Identify the lines containing the word "this". Copy each one.

Data »
□ □ □
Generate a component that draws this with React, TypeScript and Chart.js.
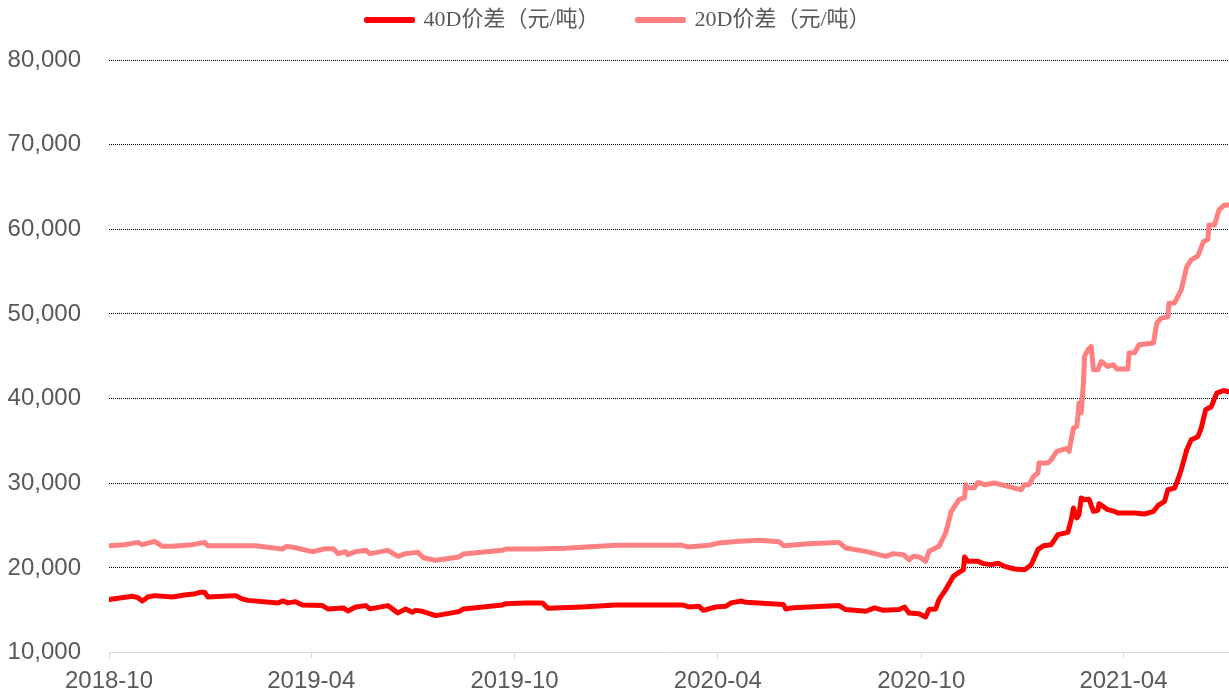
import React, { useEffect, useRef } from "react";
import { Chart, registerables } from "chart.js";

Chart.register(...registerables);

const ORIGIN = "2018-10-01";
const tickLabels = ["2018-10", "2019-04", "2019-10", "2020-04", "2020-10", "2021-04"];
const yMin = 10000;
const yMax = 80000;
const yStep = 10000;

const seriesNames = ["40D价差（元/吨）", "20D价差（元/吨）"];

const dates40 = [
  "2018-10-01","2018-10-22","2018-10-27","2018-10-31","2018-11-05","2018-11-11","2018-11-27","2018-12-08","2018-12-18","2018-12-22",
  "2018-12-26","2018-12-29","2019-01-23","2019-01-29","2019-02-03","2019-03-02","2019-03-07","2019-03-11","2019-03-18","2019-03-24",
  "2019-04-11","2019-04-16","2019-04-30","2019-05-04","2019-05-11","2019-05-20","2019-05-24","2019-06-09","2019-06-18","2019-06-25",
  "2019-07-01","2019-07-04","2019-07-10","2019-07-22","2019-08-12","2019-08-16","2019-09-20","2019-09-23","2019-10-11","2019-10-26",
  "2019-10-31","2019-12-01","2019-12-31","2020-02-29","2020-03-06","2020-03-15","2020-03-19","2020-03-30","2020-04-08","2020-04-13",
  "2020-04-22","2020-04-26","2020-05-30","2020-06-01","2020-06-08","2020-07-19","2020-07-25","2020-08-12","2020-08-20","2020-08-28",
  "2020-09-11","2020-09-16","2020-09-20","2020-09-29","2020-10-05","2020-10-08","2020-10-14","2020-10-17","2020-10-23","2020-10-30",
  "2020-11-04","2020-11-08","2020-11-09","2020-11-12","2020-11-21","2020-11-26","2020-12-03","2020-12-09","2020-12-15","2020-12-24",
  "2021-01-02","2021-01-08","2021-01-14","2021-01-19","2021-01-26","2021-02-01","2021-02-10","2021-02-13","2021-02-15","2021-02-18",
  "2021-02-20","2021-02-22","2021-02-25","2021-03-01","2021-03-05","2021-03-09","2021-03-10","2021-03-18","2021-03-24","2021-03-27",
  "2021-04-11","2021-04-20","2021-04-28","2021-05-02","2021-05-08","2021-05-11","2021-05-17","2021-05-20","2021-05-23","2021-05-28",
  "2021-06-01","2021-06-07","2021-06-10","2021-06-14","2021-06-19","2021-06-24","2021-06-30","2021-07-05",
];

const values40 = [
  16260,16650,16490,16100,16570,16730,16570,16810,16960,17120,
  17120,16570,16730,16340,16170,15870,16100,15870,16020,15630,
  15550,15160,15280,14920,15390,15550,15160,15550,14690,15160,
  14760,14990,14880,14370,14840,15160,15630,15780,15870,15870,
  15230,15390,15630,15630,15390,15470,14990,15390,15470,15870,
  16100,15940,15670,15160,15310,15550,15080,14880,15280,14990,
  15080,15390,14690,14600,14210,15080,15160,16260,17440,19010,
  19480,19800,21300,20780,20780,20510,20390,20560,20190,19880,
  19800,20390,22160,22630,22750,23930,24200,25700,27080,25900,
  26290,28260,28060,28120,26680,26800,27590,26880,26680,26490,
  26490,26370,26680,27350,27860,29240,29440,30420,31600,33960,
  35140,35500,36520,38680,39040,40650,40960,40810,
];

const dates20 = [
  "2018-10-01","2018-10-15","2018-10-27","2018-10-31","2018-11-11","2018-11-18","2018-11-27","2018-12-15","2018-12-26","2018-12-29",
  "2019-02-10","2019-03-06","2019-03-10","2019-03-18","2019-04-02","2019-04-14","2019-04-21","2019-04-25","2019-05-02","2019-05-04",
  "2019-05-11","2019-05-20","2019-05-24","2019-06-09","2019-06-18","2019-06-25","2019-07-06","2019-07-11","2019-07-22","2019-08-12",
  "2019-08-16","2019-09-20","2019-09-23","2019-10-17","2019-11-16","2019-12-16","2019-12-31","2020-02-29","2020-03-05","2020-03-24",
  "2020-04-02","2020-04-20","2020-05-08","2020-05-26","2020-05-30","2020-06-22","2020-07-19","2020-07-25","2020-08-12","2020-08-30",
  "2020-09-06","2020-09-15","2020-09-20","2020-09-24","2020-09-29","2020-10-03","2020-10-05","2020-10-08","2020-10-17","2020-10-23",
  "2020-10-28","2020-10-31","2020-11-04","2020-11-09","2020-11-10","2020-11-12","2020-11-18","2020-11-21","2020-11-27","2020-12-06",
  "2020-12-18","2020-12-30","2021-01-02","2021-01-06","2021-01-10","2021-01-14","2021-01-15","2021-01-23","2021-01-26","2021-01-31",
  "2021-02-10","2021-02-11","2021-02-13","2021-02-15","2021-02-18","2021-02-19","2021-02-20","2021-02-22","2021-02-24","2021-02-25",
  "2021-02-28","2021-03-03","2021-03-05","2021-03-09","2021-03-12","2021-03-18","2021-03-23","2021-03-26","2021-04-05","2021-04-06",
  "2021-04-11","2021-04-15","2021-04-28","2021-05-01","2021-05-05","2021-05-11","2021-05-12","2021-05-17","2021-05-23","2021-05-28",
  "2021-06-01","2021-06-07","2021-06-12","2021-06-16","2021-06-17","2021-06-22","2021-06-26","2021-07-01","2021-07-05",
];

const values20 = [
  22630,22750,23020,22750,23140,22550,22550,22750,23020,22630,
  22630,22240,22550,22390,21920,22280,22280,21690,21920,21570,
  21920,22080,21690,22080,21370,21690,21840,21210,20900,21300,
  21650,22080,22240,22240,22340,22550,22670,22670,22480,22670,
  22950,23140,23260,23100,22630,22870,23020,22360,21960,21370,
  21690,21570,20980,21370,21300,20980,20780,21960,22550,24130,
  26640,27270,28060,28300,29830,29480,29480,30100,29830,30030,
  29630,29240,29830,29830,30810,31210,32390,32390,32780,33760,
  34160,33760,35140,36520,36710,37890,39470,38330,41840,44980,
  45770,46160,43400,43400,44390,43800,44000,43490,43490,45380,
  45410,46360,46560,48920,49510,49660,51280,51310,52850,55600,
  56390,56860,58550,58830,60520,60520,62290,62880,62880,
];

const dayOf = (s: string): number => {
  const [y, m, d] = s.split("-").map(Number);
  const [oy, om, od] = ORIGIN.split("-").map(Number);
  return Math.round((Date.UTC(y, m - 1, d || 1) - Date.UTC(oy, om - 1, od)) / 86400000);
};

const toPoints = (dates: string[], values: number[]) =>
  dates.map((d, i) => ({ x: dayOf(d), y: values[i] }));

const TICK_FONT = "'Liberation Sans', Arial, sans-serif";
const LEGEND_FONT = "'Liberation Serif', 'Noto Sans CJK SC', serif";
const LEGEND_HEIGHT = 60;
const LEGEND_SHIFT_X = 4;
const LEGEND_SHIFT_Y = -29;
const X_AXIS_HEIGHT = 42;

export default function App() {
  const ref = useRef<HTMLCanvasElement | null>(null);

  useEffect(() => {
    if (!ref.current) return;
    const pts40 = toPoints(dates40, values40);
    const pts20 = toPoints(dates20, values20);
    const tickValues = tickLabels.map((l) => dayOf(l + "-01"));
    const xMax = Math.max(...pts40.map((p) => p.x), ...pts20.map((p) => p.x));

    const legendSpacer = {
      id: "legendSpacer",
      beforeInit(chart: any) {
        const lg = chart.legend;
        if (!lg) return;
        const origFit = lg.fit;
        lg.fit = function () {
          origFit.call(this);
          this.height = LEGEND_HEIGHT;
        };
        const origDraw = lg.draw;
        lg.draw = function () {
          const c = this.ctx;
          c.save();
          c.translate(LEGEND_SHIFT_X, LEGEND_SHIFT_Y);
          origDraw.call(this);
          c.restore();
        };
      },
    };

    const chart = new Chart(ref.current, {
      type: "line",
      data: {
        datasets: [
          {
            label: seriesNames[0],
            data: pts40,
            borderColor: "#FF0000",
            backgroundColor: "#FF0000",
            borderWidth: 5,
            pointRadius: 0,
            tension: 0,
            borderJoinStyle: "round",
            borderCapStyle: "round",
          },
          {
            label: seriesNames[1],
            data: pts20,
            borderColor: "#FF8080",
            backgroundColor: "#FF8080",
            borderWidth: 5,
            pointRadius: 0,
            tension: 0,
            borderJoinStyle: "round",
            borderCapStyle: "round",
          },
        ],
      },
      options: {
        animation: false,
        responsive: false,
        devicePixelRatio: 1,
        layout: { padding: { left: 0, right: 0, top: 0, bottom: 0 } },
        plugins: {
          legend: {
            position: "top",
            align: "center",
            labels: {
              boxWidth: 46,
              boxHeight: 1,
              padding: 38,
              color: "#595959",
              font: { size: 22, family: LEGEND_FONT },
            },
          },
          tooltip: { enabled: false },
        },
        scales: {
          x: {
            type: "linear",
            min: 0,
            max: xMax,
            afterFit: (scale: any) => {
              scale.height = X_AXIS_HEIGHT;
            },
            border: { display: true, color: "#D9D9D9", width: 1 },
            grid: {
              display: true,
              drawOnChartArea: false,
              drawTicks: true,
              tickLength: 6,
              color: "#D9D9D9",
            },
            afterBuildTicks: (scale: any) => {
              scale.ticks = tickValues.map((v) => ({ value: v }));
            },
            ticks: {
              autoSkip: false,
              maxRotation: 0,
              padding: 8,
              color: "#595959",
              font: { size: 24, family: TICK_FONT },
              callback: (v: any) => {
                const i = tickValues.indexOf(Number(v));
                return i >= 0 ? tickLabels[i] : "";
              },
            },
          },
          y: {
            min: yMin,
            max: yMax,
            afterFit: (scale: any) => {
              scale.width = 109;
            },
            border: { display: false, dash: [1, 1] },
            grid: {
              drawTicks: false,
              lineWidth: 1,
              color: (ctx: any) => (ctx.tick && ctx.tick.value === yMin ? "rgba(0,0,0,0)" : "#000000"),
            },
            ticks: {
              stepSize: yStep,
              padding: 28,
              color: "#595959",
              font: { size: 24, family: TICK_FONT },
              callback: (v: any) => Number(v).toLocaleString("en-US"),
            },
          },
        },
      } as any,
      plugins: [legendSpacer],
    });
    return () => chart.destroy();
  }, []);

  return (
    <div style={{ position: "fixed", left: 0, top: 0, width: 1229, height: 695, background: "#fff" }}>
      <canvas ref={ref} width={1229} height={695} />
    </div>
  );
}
□ □ □
Complete response »
Generate a component that draws this with React, TypeScript and Chart.js.
          origFit.call(this);
          this.height = LEGEND_HEIGHT;
          const c = this.ctx;
          origDraw.call(this);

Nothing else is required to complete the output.